- [Aim]: Make an exact copy of all the material below, apart from the pictures.

--- START ---

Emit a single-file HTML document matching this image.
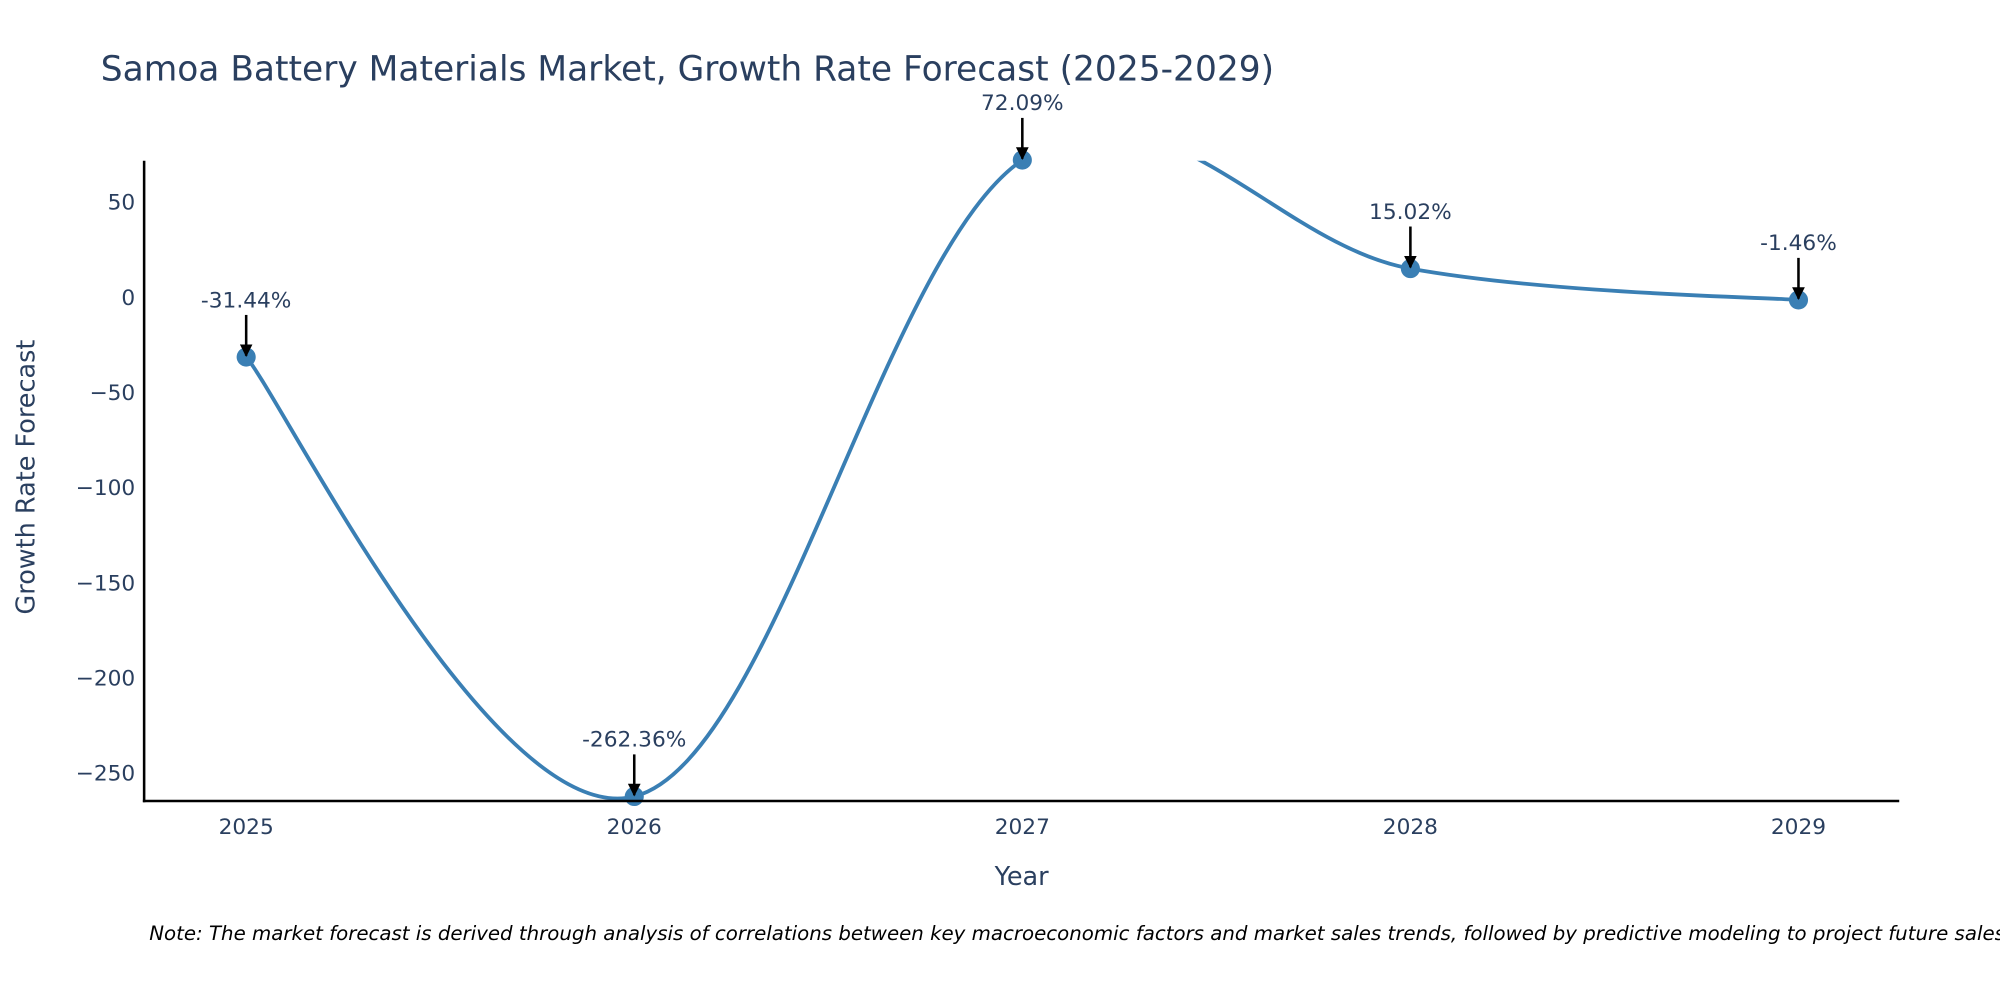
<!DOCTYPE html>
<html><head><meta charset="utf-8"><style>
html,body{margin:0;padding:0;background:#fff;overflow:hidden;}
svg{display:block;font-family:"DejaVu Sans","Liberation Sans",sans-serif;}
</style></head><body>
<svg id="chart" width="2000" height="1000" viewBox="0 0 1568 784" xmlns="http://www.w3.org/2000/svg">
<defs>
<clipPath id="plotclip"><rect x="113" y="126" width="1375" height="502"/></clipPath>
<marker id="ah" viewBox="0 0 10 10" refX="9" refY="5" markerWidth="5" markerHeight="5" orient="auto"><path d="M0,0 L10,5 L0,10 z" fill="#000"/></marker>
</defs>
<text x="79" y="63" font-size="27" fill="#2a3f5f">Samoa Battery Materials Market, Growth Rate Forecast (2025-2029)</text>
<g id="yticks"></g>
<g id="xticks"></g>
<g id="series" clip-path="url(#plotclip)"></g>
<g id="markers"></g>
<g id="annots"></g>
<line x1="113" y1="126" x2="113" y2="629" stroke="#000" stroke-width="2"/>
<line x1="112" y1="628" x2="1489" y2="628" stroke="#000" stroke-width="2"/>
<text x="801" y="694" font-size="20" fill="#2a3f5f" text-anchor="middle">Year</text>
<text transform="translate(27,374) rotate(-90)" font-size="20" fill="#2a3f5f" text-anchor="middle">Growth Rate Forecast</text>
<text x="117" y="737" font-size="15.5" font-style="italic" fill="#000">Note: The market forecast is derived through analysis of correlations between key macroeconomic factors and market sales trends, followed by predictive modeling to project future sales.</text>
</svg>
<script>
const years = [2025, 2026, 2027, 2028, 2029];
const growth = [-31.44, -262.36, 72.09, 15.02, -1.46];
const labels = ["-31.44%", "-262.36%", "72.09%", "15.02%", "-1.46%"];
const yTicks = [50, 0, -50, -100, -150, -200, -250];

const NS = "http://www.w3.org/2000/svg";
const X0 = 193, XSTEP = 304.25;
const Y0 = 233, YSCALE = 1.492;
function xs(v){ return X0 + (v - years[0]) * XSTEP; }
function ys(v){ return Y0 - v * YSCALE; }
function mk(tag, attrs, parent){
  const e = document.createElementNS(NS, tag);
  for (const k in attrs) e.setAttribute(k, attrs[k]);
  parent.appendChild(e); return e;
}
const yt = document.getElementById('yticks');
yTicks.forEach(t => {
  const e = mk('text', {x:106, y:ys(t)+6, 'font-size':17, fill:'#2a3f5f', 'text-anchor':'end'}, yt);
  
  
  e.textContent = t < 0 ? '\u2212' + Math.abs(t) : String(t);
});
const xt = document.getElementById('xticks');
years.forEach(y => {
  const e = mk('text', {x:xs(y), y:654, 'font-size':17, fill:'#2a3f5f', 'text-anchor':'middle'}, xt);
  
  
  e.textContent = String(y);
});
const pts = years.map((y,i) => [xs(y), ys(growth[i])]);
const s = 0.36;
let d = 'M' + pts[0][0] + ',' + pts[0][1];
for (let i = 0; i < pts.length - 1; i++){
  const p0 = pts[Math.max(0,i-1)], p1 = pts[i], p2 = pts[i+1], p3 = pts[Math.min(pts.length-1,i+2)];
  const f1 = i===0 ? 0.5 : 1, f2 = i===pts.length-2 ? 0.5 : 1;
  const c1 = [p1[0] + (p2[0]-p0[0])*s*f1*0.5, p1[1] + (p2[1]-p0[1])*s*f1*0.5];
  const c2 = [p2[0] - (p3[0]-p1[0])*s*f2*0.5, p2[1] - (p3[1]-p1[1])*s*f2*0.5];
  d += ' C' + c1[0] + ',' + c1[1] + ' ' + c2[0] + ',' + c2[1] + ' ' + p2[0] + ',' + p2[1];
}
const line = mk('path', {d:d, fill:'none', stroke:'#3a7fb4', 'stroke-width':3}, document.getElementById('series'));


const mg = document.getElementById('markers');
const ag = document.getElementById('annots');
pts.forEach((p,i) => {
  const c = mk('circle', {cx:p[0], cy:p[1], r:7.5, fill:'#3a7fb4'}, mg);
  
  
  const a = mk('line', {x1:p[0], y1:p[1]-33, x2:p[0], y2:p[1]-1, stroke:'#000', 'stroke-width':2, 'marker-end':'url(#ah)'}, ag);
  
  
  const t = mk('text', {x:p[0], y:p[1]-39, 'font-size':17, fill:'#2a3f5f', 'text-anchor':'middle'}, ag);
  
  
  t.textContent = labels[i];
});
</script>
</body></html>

--- END ---

- [Answer]:
Emit a single-file HTML document matching this image.
<!DOCTYPE html>
<html><head><meta charset="utf-8"><style>
html,body{margin:0;padding:0;background:#fff;overflow:hidden;}
svg{display:block;font-family:"DejaVu Sans","Liberation Sans",sans-serif;}
</style></head><body>
<svg id="chart" width="2000" height="1000" viewBox="0 0 1568 784" xmlns="http://www.w3.org/2000/svg">
<defs>
<clipPath id="plotclip"><rect x="113" y="126" width="1375" height="502"/></clipPath>
<marker id="ah" viewBox="0 0 10 10" refX="9" refY="5" markerWidth="5" markerHeight="5" orient="auto"><path d="M0,0 L10,5 L0,10 z" fill="#000"/></marker>
</defs>
<text x="79" y="63" font-size="27" fill="#2a3f5f">Samoa Battery Materials Market, Growth Rate Forecast (2025-2029)</text>
<g id="yticks"></g>
<g id="xticks"></g>
<g id="series" clip-path="url(#plotclip)"></g>
<g id="markers"></g>
<g id="annots"></g>
<line x1="113" y1="126" x2="113" y2="629" stroke="#000" stroke-width="2"/>
<line x1="112" y1="628" x2="1489" y2="628" stroke="#000" stroke-width="2"/>
<text x="801" y="694" font-size="20" fill="#2a3f5f" text-anchor="middle">Year</text>
<text transform="translate(27,374) rotate(-90)" font-size="20" fill="#2a3f5f" text-anchor="middle">Growth Rate Forecast</text>
<text x="117" y="737" font-size="15.5" font-style="italic" fill="#000">Note: The market forecast is derived through analysis of correlations between key macroeconomic factors and market sales trends, followed by predictive modeling to project future sales.</text>
</svg>
<script>
const years = [2025, 2026, 2027, 2028, 2029];
const growth = [-31.44, -262.36, 72.09, 15.02, -1.46];
const labels = ["-31.44%", "-262.36%", "72.09%", "15.02%", "-1.46%"];
const yTicks = [50, 0, -50, -100, -150, -200, -250];

const NS = "http://www.w3.org/2000/svg";
const X0 = 193, XSTEP = 304.25;
const Y0 = 233, YSCALE = 1.492;
function xs(v){ return X0 + (v - years[0]) * XSTEP; }
function ys(v){ return Y0 - v * YSCALE; }
function mk(tag, attrs, parent){
  const e = document.createElementNS(NS, tag);
  for (const k in attrs) e.setAttribute(k, attrs[k]);
  parent.appendChild(e); return e;
}
const yt = document.getElementById('yticks');
yTicks.forEach(t => {
  const e = mk('text', {x:106, y:ys(t)+6, 'font-size':17, fill:'#2a3f5f', 'text-anchor':'end'}, yt);
  
  
  e.textContent = t < 0 ? '\u2212' + Math.abs(t) : String(t);
});
const xt = document.getElementById('xticks');
years.forEach(y => {
  const e = mk('text', {x:xs(y), y:654, 'font-size':17, fill:'#2a3f5f', 'text-anchor':'middle'}, xt);
  
  
  e.textContent = String(y);
});
const pts = years.map((y,i) => [xs(y), ys(growth[i])]);
const s = 0.36;
let d = 'M' + pts[0][0] + ',' + pts[0][1];
for (let i = 0; i < pts.length - 1; i++){
  const p0 = pts[Math.max(0,i-1)], p1 = pts[i], p2 = pts[i+1], p3 = pts[Math.min(pts.length-1,i+2)];
  const f1 = i===0 ? 0.5 : 1, f2 = i===pts.length-2 ? 0.5 : 1;
  const c1 = [p1[0] + (p2[0]-p0[0])*s*f1*0.5, p1[1] + (p2[1]-p0[1])*s*f1*0.5];
  const c2 = [p2[0] - (p3[0]-p1[0])*s*f2*0.5, p2[1] - (p3[1]-p1[1])*s*f2*0.5];
  d += ' C' + c1[0] + ',' + c1[1] + ' ' + c2[0] + ',' + c2[1] + ' ' + p2[0] + ',' + p2[1];
}
const line = mk('path', {d:d, fill:'none', stroke:'#3a7fb4', 'stroke-width':3}, document.getElementById('series'));


const mg = document.getElementById('markers');
const ag = document.getElementById('annots');
pts.forEach((p,i) => {
  const c = mk('circle', {cx:p[0], cy:p[1], r:7.5, fill:'#3a7fb4'}, mg);
  
  
  const a = mk('line', {x1:p[0], y1:p[1]-33, x2:p[0], y2:p[1]-1, stroke:'#000', 'stroke-width':2, 'marker-end':'url(#ah)'}, ag);
  
  
  const t = mk('text', {x:p[0], y:p[1]-39, 'font-size':17, fill:'#2a3f5f', 'text-anchor':'middle'}, ag);
  
  
  t.textContent = labels[i];
});
</script>
</body></html>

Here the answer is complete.